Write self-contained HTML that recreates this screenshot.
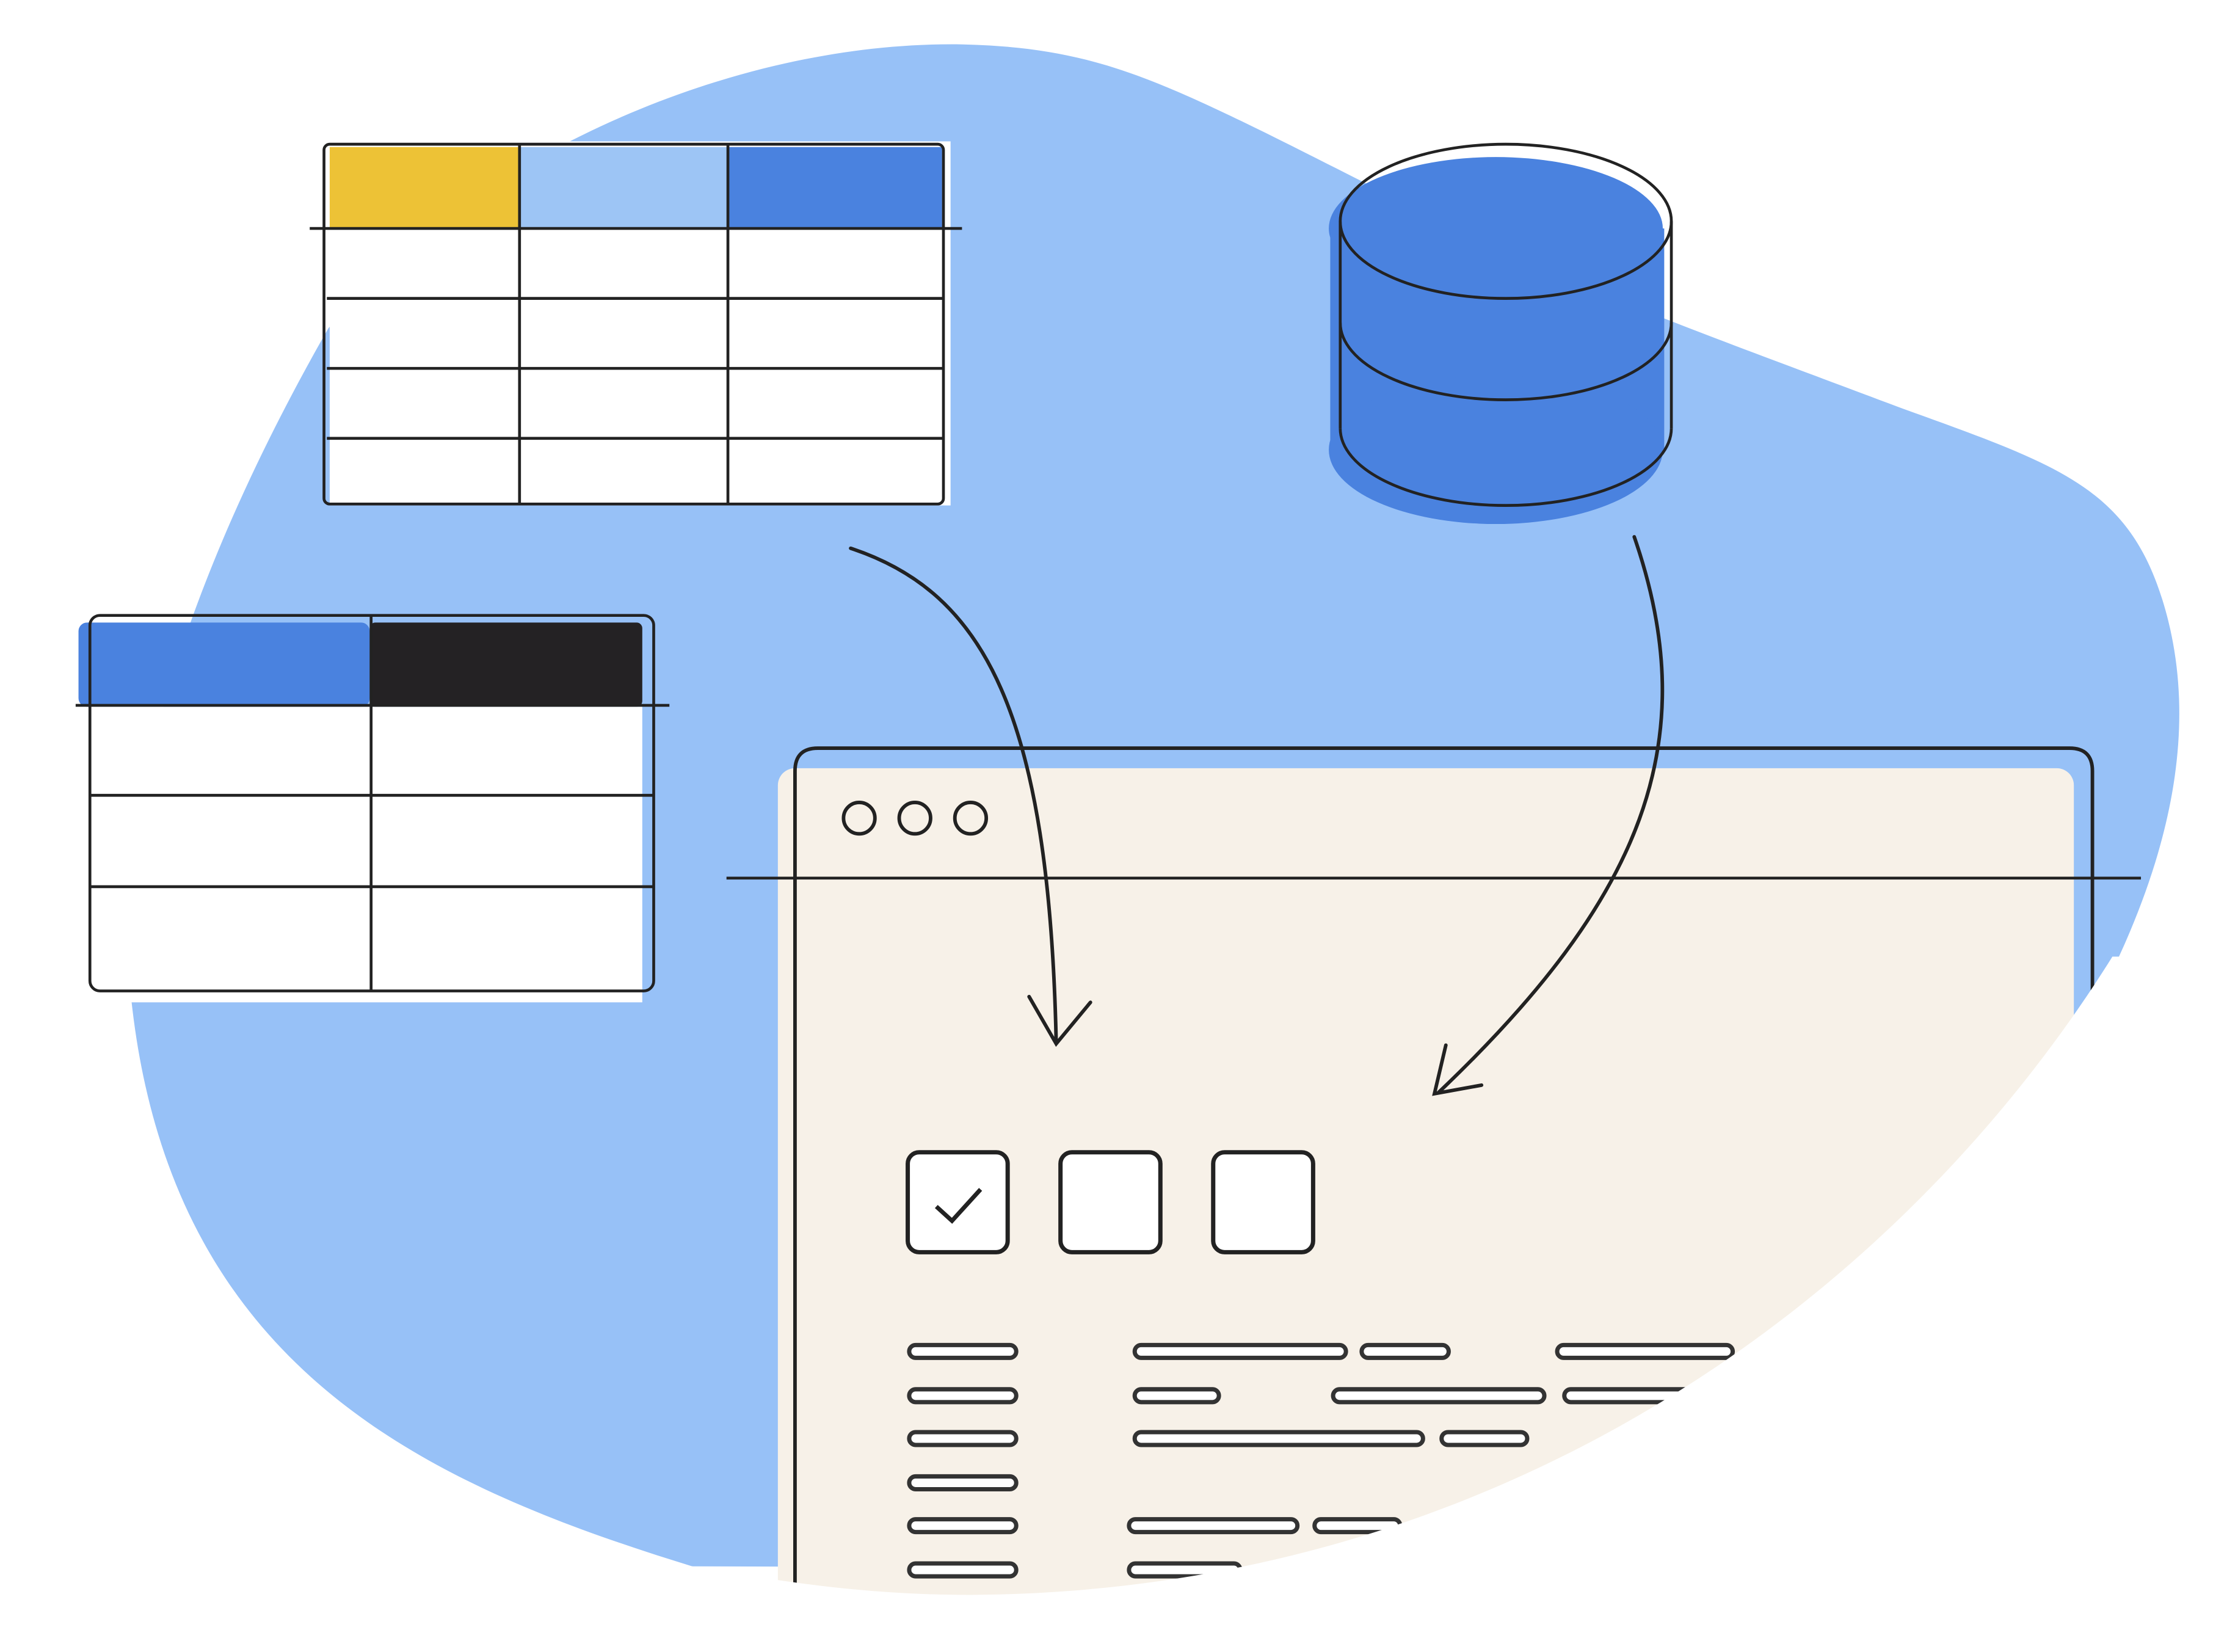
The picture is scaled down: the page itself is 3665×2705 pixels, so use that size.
<!DOCTYPE html>
<html><head><meta charset="utf-8"><style>
html,body{margin:0;padding:0;background:#fff;}
svg{display:block;width:3665px;height:2705px;}
</style></head><body>
<svg viewBox="0 0 1568 1157" preserveAspectRatio="none" xmlns="http://www.w3.org/2000/svg">
<path d="M485,1097 C300,1040 120,960 92,700 C80,600 110,440 230,230 C320,120 500,30 670,31 C780,33 820,60 1000,150 C1100,200 1170,225 1330,285 C1440,325 1490,340 1515,420 C1540,500 1525,590 1475,690 L1400,1100 Z" fill="#97C1F7"/>
<rect x="545" y="538" width="908" height="620" rx="12" fill="#F7F1E8"/>
<path d="M557,1120 L557,540 Q557,524 573,524 L1450,524 Q1466,524 1466,540 L1466,710" fill="none" stroke="#222" stroke-width="2.5"/>
<line x1="509" y1="615" x2="1500" y2="615" stroke="#222" stroke-width="2"/>
<g fill="none" stroke="#222" stroke-width="2.5">
<circle cx="602" cy="573" r="11"/><circle cx="641" cy="573" r="11"/><circle cx="680" cy="573" r="11"/>
</g>
<g fill="#fff" stroke="#222" stroke-width="3">
<rect x="636" y="807" width="70" height="70" rx="8"/>
<rect x="743" y="807" width="70" height="70" rx="8"/>
<rect x="850" y="807" width="70" height="70" rx="8"/>
</g>
<path d="M656,845 L667,855 L687,833" fill="none" stroke="#222" stroke-width="3"/>
<g fill="#fff" stroke="#333" stroke-width="3">
<rect x="637" y="942" width="75" height="9" rx="4.5"/>
<rect x="637" y="973" width="75" height="9" rx="4.5"/>
<rect x="637" y="1003" width="75" height="9" rx="4.5"/>
<rect x="637" y="1034" width="75" height="9" rx="4.5"/>
<rect x="637" y="1064" width="75" height="9" rx="4.5"/>
<rect x="637" y="1095" width="75" height="9" rx="4.5"/>
<rect x="795" y="942" width="148" height="9" rx="4.5"/>
<rect x="954" y="942" width="61" height="9" rx="4.5"/>
<rect x="1091" y="942" width="123" height="9" rx="4.5"/>
<rect x="795" y="973" width="59" height="9" rx="4.5"/>
<rect x="934" y="973" width="148" height="9" rx="4.5"/>
<rect x="1096" y="973" width="110" height="9" rx="4.5"/>
<rect x="795" y="1003" width="202" height="9" rx="4.5"/>
<rect x="1010" y="1003" width="60" height="9" rx="4.5"/>
<rect x="791" y="1064" width="118" height="9" rx="4.5"/>
<rect x="921" y="1064" width="60" height="9" rx="4.5"/>
<rect x="791" y="1095" width="78" height="9" rx="4.5"/>
</g>
<path d="M1480,670 C1330,910 1050,1115 680,1117 C600,1117 540,1106 485,1097 L0,1105 L0,1160 L1570,1160 L1570,670 Z" fill="#fff"/>
<rect x="231" y="99" width="435" height="255" fill="#fff"/>
<rect x="231" y="103" width="133" height="57" fill="#EDC236"/>
<rect x="364" y="103" width="146" height="57" fill="#9DC5F5"/>
<rect x="510" y="103" width="150" height="57" fill="#4A82DF"/>
<g fill="none" stroke="#222" stroke-width="2">
<rect x="227" y="101" width="434" height="252" rx="4"/>
<line x1="217" y1="160" x2="674" y2="160"/>
<line x1="229" y1="209" x2="661" y2="209"/>
<line x1="229" y1="258" x2="661" y2="258"/>
<line x1="229" y1="307" x2="661" y2="307"/>
<line x1="364" y1="101" x2="364" y2="353"/>
<line x1="510" y1="101" x2="510" y2="353"/>
</g>
<rect x="55" y="436" width="204" height="59" rx="6" fill="#4A82DF"/>
<rect x="259" y="436" width="191" height="59" rx="4" fill="#242224"/>
<rect x="63" y="495" width="387" height="207" fill="#fff"/>
<g fill="none" stroke="#222" stroke-width="2">
<rect x="63" y="431" width="395" height="263" rx="7"/>
<line x1="53" y1="494" x2="469" y2="494"/>
<line x1="63" y1="557" x2="458" y2="557"/>
<line x1="63" y1="621" x2="458" y2="621"/>
<line x1="260" y1="431" x2="260" y2="694"/>
</g>
<g fill="#4A82DF">
<ellipse cx="1048" cy="160" rx="117" ry="50"/>
<rect x="932" y="160" width="234" height="155"/>
<ellipse cx="1048" cy="315" rx="117" ry="52"/>
</g>
<g fill="none" stroke="#222" stroke-width="2">
<ellipse cx="1055" cy="155" rx="116" ry="54"/>
<path d="M939,226 A116,54 0 0 0 1171,226"/>
<path d="M939,300 A116,54 0 0 0 1171,300"/>
<line x1="939" y1="155" x2="939" y2="300"/>
<line x1="1171" y1="155" x2="1171" y2="300"/>
</g>
<g fill="none" stroke="#222" stroke-width="2.5" stroke-linecap="round">
<path d="M596,384 C690,415 735,500 740,730"/>
<path d="M721,698 L740,731 L764,702"/>
<path d="M1145,376 C1195,520 1150,630 1008,765"/>
<path d="M1013,732 L1005,766 L1038,760"/>
</g>
</svg>
</body></html>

|---|

### WHAT THE EXERCISE ASKS
Write out every line above exactly as it is, leaving out the pictures.

### EXERCISE SOLUTION
Write self-contained HTML that recreates this screenshot.
The picture is scaled down: the page itself is 3665×2705 pixels, so use that size.
<!DOCTYPE html>
<html><head><meta charset="utf-8"><style>
html,body{margin:0;padding:0;background:#fff;}
svg{display:block;width:3665px;height:2705px;}
</style></head><body>
<svg viewBox="0 0 1568 1157" preserveAspectRatio="none" xmlns="http://www.w3.org/2000/svg">
<path d="M485,1097 C300,1040 120,960 92,700 C80,600 110,440 230,230 C320,120 500,30 670,31 C780,33 820,60 1000,150 C1100,200 1170,225 1330,285 C1440,325 1490,340 1515,420 C1540,500 1525,590 1475,690 L1400,1100 Z" fill="#97C1F7"/>
<rect x="545" y="538" width="908" height="620" rx="12" fill="#F7F1E8"/>
<path d="M557,1120 L557,540 Q557,524 573,524 L1450,524 Q1466,524 1466,540 L1466,710" fill="none" stroke="#222" stroke-width="2.5"/>
<line x1="509" y1="615" x2="1500" y2="615" stroke="#222" stroke-width="2"/>
<g fill="none" stroke="#222" stroke-width="2.5">
<circle cx="602" cy="573" r="11"/><circle cx="641" cy="573" r="11"/><circle cx="680" cy="573" r="11"/>
</g>
<g fill="#fff" stroke="#222" stroke-width="3">
<rect x="636" y="807" width="70" height="70" rx="8"/>
<rect x="743" y="807" width="70" height="70" rx="8"/>
<rect x="850" y="807" width="70" height="70" rx="8"/>
</g>
<path d="M656,845 L667,855 L687,833" fill="none" stroke="#222" stroke-width="3"/>
<g fill="#fff" stroke="#333" stroke-width="3">
<rect x="637" y="942" width="75" height="9" rx="4.5"/>
<rect x="637" y="973" width="75" height="9" rx="4.5"/>
<rect x="637" y="1003" width="75" height="9" rx="4.5"/>
<rect x="637" y="1034" width="75" height="9" rx="4.5"/>
<rect x="637" y="1064" width="75" height="9" rx="4.5"/>
<rect x="637" y="1095" width="75" height="9" rx="4.5"/>
<rect x="795" y="942" width="148" height="9" rx="4.5"/>
<rect x="954" y="942" width="61" height="9" rx="4.5"/>
<rect x="1091" y="942" width="123" height="9" rx="4.5"/>
<rect x="795" y="973" width="59" height="9" rx="4.5"/>
<rect x="934" y="973" width="148" height="9" rx="4.5"/>
<rect x="1096" y="973" width="110" height="9" rx="4.5"/>
<rect x="795" y="1003" width="202" height="9" rx="4.5"/>
<rect x="1010" y="1003" width="60" height="9" rx="4.5"/>
<rect x="791" y="1064" width="118" height="9" rx="4.5"/>
<rect x="921" y="1064" width="60" height="9" rx="4.5"/>
<rect x="791" y="1095" width="78" height="9" rx="4.5"/>
</g>
<path d="M1480,670 C1330,910 1050,1115 680,1117 C600,1117 540,1106 485,1097 L0,1105 L0,1160 L1570,1160 L1570,670 Z" fill="#fff"/>
<rect x="231" y="99" width="435" height="255" fill="#fff"/>
<rect x="231" y="103" width="133" height="57" fill="#EDC236"/>
<rect x="364" y="103" width="146" height="57" fill="#9DC5F5"/>
<rect x="510" y="103" width="150" height="57" fill="#4A82DF"/>
<g fill="none" stroke="#222" stroke-width="2">
<rect x="227" y="101" width="434" height="252" rx="4"/>
<line x1="217" y1="160" x2="674" y2="160"/>
<line x1="229" y1="209" x2="661" y2="209"/>
<line x1="229" y1="258" x2="661" y2="258"/>
<line x1="229" y1="307" x2="661" y2="307"/>
<line x1="364" y1="101" x2="364" y2="353"/>
<line x1="510" y1="101" x2="510" y2="353"/>
</g>
<rect x="55" y="436" width="204" height="59" rx="6" fill="#4A82DF"/>
<rect x="259" y="436" width="191" height="59" rx="4" fill="#242224"/>
<rect x="63" y="495" width="387" height="207" fill="#fff"/>
<g fill="none" stroke="#222" stroke-width="2">
<rect x="63" y="431" width="395" height="263" rx="7"/>
<line x1="53" y1="494" x2="469" y2="494"/>
<line x1="63" y1="557" x2="458" y2="557"/>
<line x1="63" y1="621" x2="458" y2="621"/>
<line x1="260" y1="431" x2="260" y2="694"/>
</g>
<g fill="#4A82DF">
<ellipse cx="1048" cy="160" rx="117" ry="50"/>
<rect x="932" y="160" width="234" height="155"/>
<ellipse cx="1048" cy="315" rx="117" ry="52"/>
</g>
<g fill="none" stroke="#222" stroke-width="2">
<ellipse cx="1055" cy="155" rx="116" ry="54"/>
<path d="M939,226 A116,54 0 0 0 1171,226"/>
<path d="M939,300 A116,54 0 0 0 1171,300"/>
<line x1="939" y1="155" x2="939" y2="300"/>
<line x1="1171" y1="155" x2="1171" y2="300"/>
</g>
<g fill="none" stroke="#222" stroke-width="2.5" stroke-linecap="round">
<path d="M596,384 C690,415 735,500 740,730"/>
<path d="M721,698 L740,731 L764,702"/>
<path d="M1145,376 C1195,520 1150,630 1008,765"/>
<path d="M1013,732 L1005,766 L1038,760"/>
</g>
</svg>
</body></html>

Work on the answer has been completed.